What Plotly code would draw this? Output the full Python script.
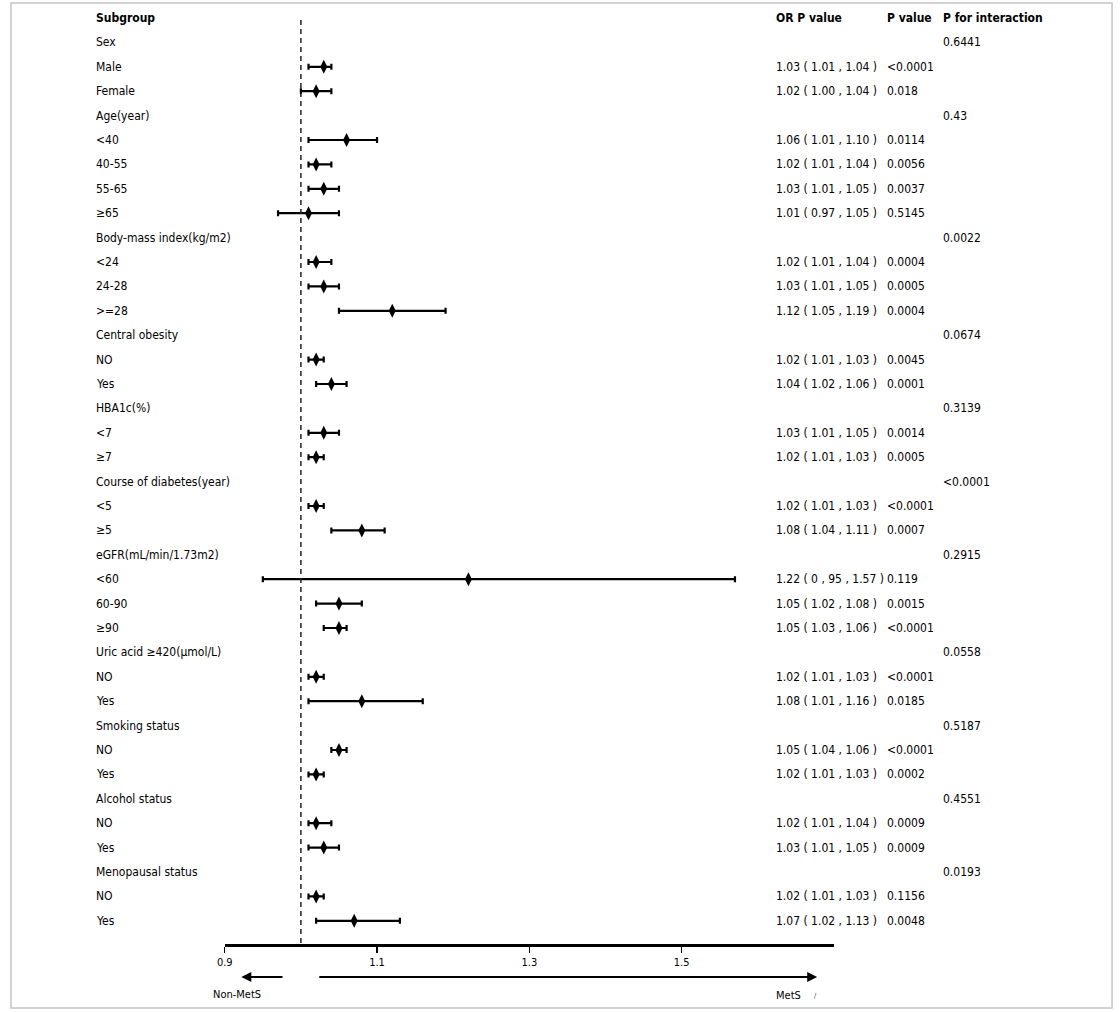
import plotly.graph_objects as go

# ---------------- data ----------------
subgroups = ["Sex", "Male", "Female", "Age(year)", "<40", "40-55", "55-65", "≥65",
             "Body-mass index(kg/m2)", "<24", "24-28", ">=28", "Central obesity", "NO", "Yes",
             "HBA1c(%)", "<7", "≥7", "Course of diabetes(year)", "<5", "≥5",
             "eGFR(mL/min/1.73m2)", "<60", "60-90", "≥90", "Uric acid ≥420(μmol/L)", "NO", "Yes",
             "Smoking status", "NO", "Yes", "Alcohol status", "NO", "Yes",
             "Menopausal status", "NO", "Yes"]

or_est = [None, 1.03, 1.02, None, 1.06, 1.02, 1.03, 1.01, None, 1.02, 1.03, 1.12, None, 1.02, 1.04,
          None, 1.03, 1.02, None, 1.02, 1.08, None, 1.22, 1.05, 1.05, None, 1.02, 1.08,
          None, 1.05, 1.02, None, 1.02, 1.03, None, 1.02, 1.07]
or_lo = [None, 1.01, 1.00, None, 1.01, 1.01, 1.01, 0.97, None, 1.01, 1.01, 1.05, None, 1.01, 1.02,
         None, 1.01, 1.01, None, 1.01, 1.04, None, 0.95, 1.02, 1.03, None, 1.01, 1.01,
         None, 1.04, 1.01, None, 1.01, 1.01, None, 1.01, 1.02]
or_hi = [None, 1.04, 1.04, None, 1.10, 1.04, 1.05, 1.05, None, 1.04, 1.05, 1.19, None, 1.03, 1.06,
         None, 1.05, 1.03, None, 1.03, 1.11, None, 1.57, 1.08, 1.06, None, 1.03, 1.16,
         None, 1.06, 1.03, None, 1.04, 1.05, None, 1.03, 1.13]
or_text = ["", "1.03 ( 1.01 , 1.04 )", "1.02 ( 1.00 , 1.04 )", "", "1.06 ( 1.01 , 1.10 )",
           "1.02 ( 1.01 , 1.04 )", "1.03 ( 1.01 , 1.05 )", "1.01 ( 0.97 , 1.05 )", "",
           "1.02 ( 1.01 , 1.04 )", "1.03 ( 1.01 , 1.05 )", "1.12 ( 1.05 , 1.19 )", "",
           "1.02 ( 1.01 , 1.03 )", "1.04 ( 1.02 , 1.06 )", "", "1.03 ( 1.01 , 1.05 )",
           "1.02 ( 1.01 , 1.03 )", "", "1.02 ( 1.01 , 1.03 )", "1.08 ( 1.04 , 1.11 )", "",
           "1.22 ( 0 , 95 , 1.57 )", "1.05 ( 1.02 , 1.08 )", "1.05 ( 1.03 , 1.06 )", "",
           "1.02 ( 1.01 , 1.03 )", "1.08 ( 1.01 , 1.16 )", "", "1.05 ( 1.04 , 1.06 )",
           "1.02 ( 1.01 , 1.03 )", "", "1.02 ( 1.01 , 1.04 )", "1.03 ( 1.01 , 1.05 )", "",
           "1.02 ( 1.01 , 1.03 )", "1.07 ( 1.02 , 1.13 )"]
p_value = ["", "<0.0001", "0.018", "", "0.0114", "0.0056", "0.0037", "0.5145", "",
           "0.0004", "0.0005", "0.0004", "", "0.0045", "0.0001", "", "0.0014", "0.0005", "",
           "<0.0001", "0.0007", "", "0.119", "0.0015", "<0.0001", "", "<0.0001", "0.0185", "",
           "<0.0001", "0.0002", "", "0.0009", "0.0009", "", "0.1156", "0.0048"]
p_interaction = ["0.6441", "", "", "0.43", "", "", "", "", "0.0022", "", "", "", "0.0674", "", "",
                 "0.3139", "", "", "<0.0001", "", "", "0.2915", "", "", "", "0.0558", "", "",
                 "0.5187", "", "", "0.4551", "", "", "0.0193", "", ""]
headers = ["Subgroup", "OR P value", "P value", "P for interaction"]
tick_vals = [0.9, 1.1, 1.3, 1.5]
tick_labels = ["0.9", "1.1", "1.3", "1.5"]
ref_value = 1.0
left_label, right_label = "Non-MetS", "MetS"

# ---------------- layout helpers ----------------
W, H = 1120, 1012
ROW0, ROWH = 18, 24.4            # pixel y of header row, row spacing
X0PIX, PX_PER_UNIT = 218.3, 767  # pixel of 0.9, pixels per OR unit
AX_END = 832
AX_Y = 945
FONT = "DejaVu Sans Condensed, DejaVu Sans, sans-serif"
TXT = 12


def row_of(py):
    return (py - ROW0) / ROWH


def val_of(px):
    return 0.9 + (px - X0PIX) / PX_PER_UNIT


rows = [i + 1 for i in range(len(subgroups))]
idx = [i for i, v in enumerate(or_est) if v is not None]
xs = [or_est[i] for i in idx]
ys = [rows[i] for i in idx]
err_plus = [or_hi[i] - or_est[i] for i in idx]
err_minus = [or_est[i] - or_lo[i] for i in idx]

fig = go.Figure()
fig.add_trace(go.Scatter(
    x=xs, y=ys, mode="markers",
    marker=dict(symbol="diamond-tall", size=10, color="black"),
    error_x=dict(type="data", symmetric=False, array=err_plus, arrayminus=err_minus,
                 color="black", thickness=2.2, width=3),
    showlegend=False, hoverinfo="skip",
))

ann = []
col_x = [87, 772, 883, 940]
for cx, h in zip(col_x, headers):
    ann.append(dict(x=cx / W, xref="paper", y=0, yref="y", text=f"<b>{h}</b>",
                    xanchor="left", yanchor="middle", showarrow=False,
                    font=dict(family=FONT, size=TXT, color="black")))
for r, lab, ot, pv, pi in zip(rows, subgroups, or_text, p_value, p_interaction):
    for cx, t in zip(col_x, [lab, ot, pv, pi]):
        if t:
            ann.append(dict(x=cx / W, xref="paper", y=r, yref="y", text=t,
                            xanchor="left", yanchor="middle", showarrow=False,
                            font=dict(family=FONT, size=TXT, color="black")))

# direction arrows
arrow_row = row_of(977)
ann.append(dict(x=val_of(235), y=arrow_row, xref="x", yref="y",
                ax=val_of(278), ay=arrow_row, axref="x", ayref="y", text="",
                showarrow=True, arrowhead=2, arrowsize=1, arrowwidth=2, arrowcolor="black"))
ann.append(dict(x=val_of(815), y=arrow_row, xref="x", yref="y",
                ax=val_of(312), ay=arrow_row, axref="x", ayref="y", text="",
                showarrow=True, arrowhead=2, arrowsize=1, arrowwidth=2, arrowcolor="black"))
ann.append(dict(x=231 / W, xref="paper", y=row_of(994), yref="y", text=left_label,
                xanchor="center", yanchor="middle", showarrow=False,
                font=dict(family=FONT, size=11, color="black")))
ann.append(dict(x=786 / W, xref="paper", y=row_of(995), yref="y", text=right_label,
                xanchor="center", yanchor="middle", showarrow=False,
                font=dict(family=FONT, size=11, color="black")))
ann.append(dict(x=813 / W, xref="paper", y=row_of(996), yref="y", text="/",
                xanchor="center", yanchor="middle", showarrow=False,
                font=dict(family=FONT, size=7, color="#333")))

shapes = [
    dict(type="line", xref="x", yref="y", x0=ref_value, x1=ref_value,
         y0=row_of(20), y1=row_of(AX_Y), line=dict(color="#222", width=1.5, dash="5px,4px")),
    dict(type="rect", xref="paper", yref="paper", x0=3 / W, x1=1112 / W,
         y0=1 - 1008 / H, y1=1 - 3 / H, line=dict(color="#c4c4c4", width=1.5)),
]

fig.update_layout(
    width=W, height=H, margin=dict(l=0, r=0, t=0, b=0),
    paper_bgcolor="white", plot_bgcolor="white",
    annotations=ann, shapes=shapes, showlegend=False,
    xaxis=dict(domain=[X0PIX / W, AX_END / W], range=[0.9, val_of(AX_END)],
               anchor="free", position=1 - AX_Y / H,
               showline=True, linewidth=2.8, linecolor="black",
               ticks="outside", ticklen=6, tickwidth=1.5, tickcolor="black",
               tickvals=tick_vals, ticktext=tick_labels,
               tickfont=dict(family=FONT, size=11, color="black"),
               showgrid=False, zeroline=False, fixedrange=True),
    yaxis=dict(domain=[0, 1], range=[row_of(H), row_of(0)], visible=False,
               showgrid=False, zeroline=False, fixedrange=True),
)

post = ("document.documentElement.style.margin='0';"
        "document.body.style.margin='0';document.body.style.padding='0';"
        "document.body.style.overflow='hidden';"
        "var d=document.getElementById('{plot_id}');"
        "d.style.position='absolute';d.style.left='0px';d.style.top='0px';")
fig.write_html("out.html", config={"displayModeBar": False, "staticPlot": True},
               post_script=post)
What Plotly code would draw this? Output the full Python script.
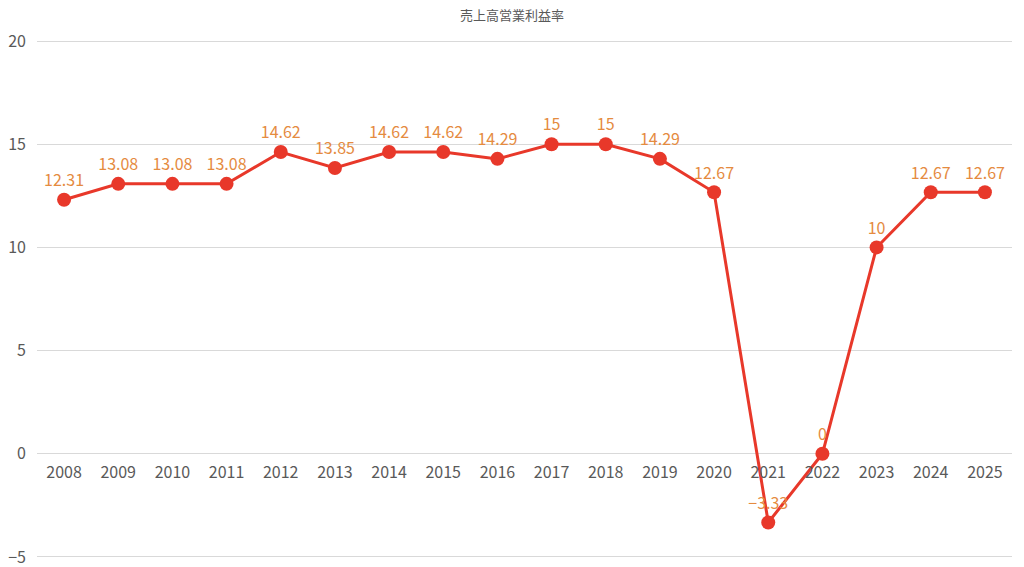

---------------

Copy exactly the lines running from the beginning of the listing through the line that has "import plotly.graph_objects as go". Drop the pictures.

Answer –
What Plotly code would draw this? Output the full Python script.
import plotly.graph_objects as go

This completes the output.